I think that a reasonable "feasible" version of "in principle" 
should or may be rather read as follows (or the like):  "we have 
a sufficiently clear idea how to feasibly create a binary 
string".  Then it seems evident that corresponding "set" of 
binary strings even of the fixed feasible length 1000 is indeed 
very indeterminate. I am also in strong doubts that the "coin" 
will help us to get an idea of completely determinate collection 
of "all" strings. We rather have many different possible version 
of "all". 

I conclude: we realize very well whether something, when it is 
given, is indeed a binary string of a given length. Nevertheless 
the set of "all" these strings is indeterminate.  If we 
formalize this indeterminate collection by some formal axiomatic 
system (as strong as PA or as weak as a feasibility theory), an 
impression (I would say -- illusion) may arise that it became 
determinate because corresponding system (or "rules of a game") 
is completely formal and fixed or because this formal system 
seems to give us no formal occasion for doubts.  I believe that 
it is more fruitful to consider this impression not very (or not 
absolutely) seriously, even despite any strong temptation. If we 
will try to recall or reconstruct how a mathematical notion 
arose we surely will find many of "indeterminate". 

>   >It seems that our beliefs and non-beliefs related with "standard
>   >model" lead us into a vicious circle. A reasonable "neutral" and
>   >fruitful solution in general would consist in representation of
>   >any beliefs and intuitions by a formal system.
>
>   Why do you think so?
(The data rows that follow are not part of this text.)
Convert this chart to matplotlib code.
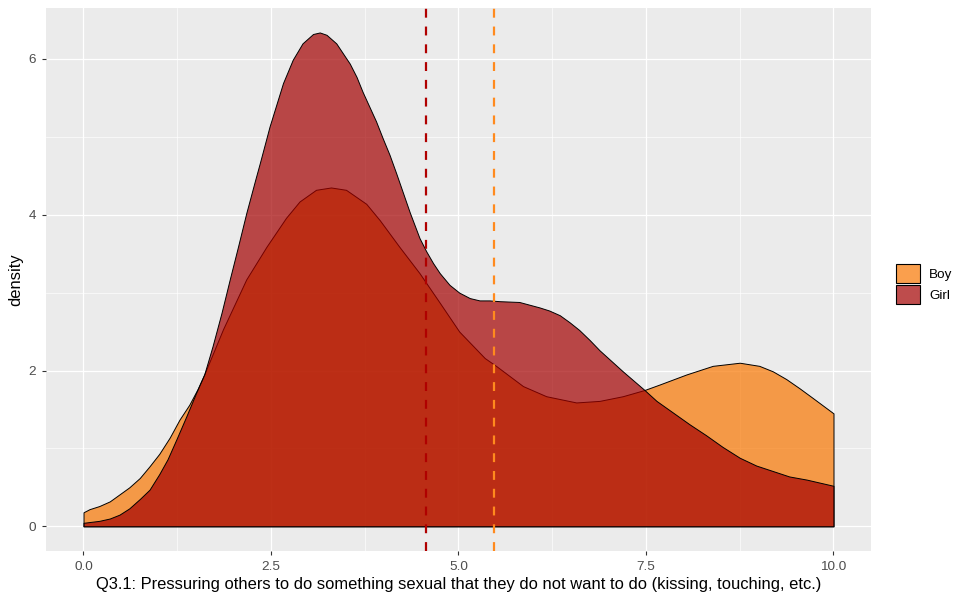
import matplotlib
matplotlib.use("Agg")
from matplotlib import pyplot as plt
from matplotlib.patches import Patch
from matplotlib.ticker import MultipleLocator

plt.rcParams['font.family'] = ['Liberation Sans', 'DejaVu Sans']

# density curves
girl_x = [0.00, 0.21, 0.35, 0.48, 0.61, 0.75, 0.88, 1.01, 1.12, 1.24, 1.37, 1.50,
          1.61, 1.72, 1.84, 1.95, 2.06, 2.17, 2.29, 2.35, 2.48, 2.66, 2.79, 2.92,
          3.06, 3.15, 3.24, 3.37, 3.46, 3.55, 3.64, 3.72, 3.81, 3.90, 3.99, 4.08,
          4.17, 4.26, 4.35, 4.48, 4.57, 4.66, 4.75, 4.88, 5.01, 5.15, 5.28, 5.41,
          5.55, 5.81, 6.08, 6.21, 6.35, 6.48, 6.61, 6.75, 6.88, 7.19, 7.48, 7.64,
          7.86, 8.08, 8.30, 8.52, 8.75, 8.97, 9.19, 9.41, 9.64, 10.00]
girl_d = [0.045, 0.07, 0.10, 0.15, 0.23, 0.35, 0.47, 0.67, 0.86, 1.12, 1.41, 1.71,
          1.95, 2.31, 2.74, 3.17, 3.59, 4.02, 4.45, 4.66, 5.13, 5.69, 5.99, 6.20,
          6.32, 6.34, 6.31, 6.20, 6.07, 5.94, 5.77, 5.58, 5.39, 5.20, 4.98, 4.77,
          4.53, 4.28, 4.03, 3.70, 3.53, 3.38, 3.25, 3.10, 3.00, 2.93, 2.90, 2.90,
          2.89, 2.88, 2.81, 2.77, 2.71, 2.62, 2.52, 2.39, 2.26, 1.99, 1.75, 1.61,
          1.46, 1.31, 1.17, 1.02, 0.88, 0.78, 0.71, 0.64, 0.60, 0.52]

boy_x = [0.00, 0.08, 0.21, 0.35, 0.48, 0.61, 0.75, 0.88, 1.01, 1.15, 1.28, 1.41,
         1.52, 1.61, 1.86, 2.17, 2.44, 2.70, 2.88, 3.10, 3.30, 3.50, 3.77, 3.95,
         4.21, 4.48, 4.75, 5.01, 5.35, 5.50, 5.86, 6.17, 6.57, 6.88, 7.19, 7.48,
         7.68, 8.04, 8.39, 8.75, 9.01, 9.19, 9.37, 9.55, 9.72, 10.00]
boy_d = [0.18, 0.22, 0.26, 0.32, 0.41, 0.50, 0.62, 0.77, 0.93, 1.14, 1.37, 1.56,
         1.76, 1.95, 2.53, 3.17, 3.59, 3.96, 4.17, 4.32, 4.35, 4.32, 4.14, 3.93,
         3.59, 3.25, 2.87, 2.50, 2.16, 2.06, 1.80, 1.67, 1.59, 1.61, 1.67, 1.75,
         1.82, 1.95, 2.06, 2.10, 2.06, 1.99, 1.89, 1.77, 1.65, 1.45]

groups = ['Boy', 'Girl']
group_means = [5.467, 4.573]
fill_colors = ['#F97702', '#A30000']
mean_colors = ['#FF8A1E', '#B00000']
alpha = 0.7

fig = plt.figure(figsize=(9.54, 5.99), dpi=100)
ax = fig.add_axes([46 / 954, 1 - 551 / 599, (871 - 46) / 954, (551 - 8) / 599])
ax.set_facecolor('#EBEBEB')
for s in ax.spines.values():
    s.set_visible(False)

curves = [(boy_x, boy_d), (girl_x, girl_d)]
for i, (xs, ds) in enumerate(curves):
    ax.fill_between(xs, 0, ds, facecolor=matplotlib.colors.to_rgba(fill_colors[i], alpha),
                    edgecolor='black', linewidth=0.7, zorder=2 + i)

for i, m in enumerate(group_means):
    ax.axvline(m, color=mean_colors[i], linewidth=1.6, dashes=(4, 4), zorder=5)

ax.set_xlim(-0.5, 10.5)
ax.set_ylim(-0.317, 6.654)
ax.xaxis.set_minor_locator(MultipleLocator(1.25))
ax.yaxis.set_minor_locator(MultipleLocator(1))
ax.set_xticks([0, 2.5, 5, 7.5, 10])
ax.set_xticklabels(['0.0', '2.5', '5.0', '7.5', '10.0'])
ax.set_yticks([0, 2, 4, 6])
ax.set_yticklabels(['0', '2', '4', '6'])
ax.grid(which='major', color='white', linewidth=0.9, zorder=0)
ax.grid(which='minor', color='white', linewidth=0.45, zorder=0)
ax.set_axisbelow(True)
ax.tick_params(which='major', length=3, width=0.8, color='#333333',
               labelsize=9.7, labelcolor='#4D4D4D', pad=4)
ax.tick_params(which='minor', length=0)

ax.set_xlabel('Q3.1: Pressuring others to do something sexual that they do not want to do (kissing, touching, etc.)',
              fontsize=11.85, labelpad=3)
ax.set_ylabel('density', fontsize=11.85, labelpad=4)

handles = [Patch(facecolor=matplotlib.colors.to_rgba(fill_colors[i], alpha),
                 edgecolor='black', linewidth=0.8) for i in range(2)]
fig.legend(handles, groups, loc='center left', bbox_to_anchor=(896 / 954, 1 - 284 / 599),
           frameon=False, fontsize=9.7, handlelength=1.75, handleheight=1.75,
           handletextpad=0.7, labelspacing=0.15, borderpad=0, borderaxespad=0)

fig.savefig('out.png', dpi=100)
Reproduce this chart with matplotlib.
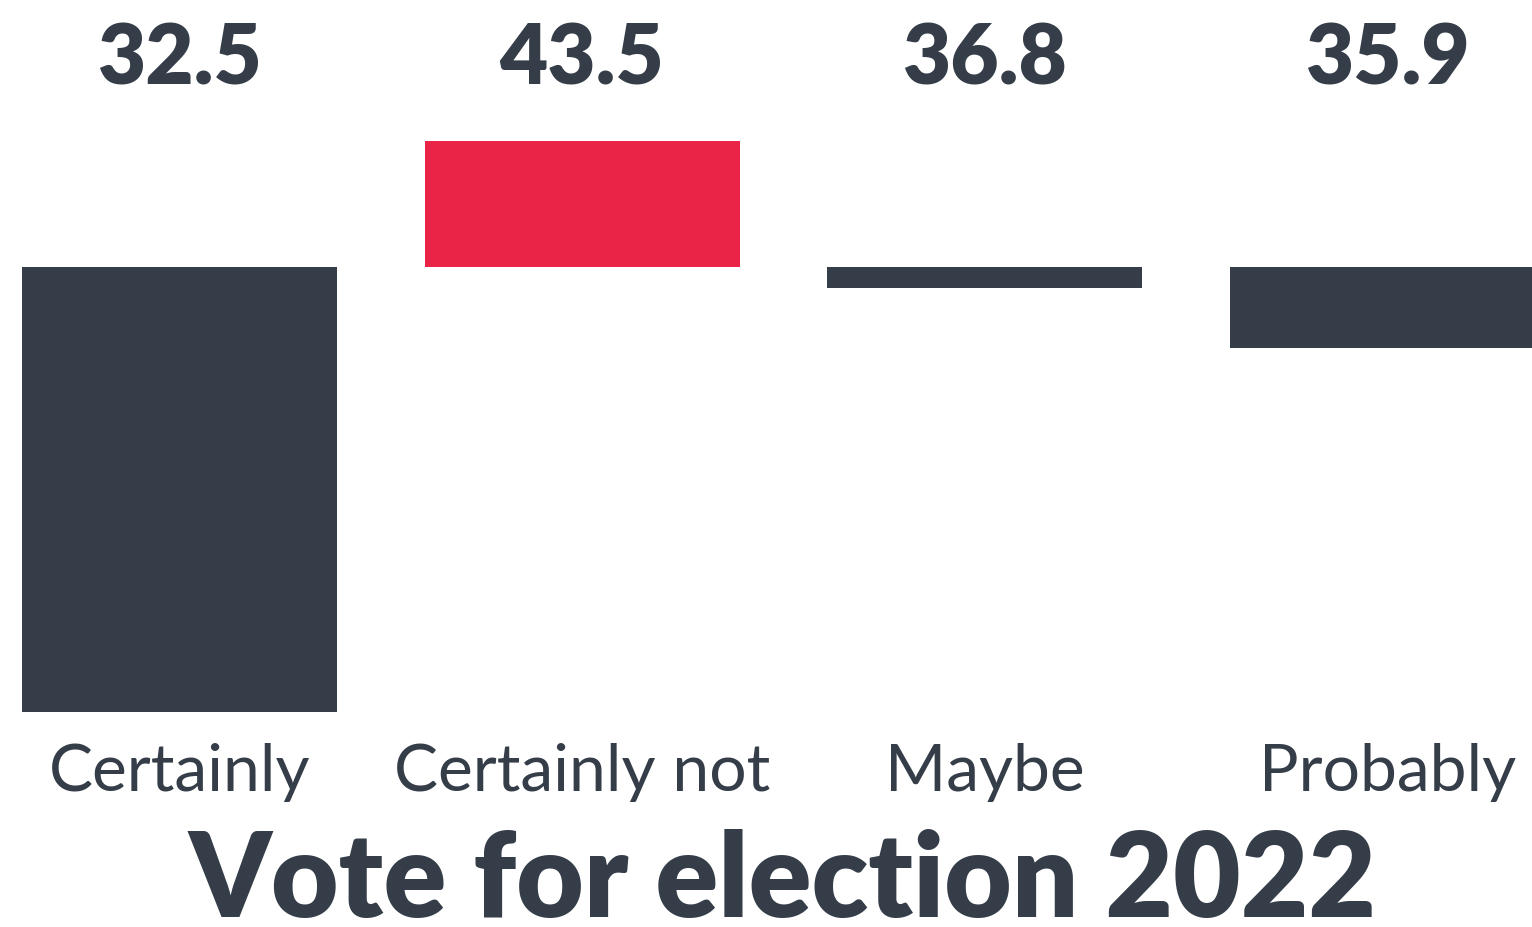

I don't think formal systems are one bit clearer
> or more determinate than the natural numbers. If you insist on
> introducing and using "feasible formal systems", that is hardly a
> neutral procedure.

As I have replied to another participant of FOM, each concrete 
(i.e. feasible) formal proof in a concrete formal system is 
rather clear (fixed, concrete, unambiguous). It is by this 
reason that formal systems serve as "neutral" relative to any 
philosophy or idea.  (There is nothing new here.) The set of 
"all" proofs, theorems and well-formed formulas of the language 
of a formal system is, of course, very indeterminate from the 
feasible point of view.

>   >For example, the limit and
>   >continuity concepts were rather unclear before formalization.
>   >Also, in the framework of formal system ZFC G"odel and Cohen
>   >*actually* have demonstrated in some concrete terms why and how
>   >2^N is indeterminate.
>
>   We can introduce formal systems and their associated concepts
> without relying on limits, continuity, infinitary set theory.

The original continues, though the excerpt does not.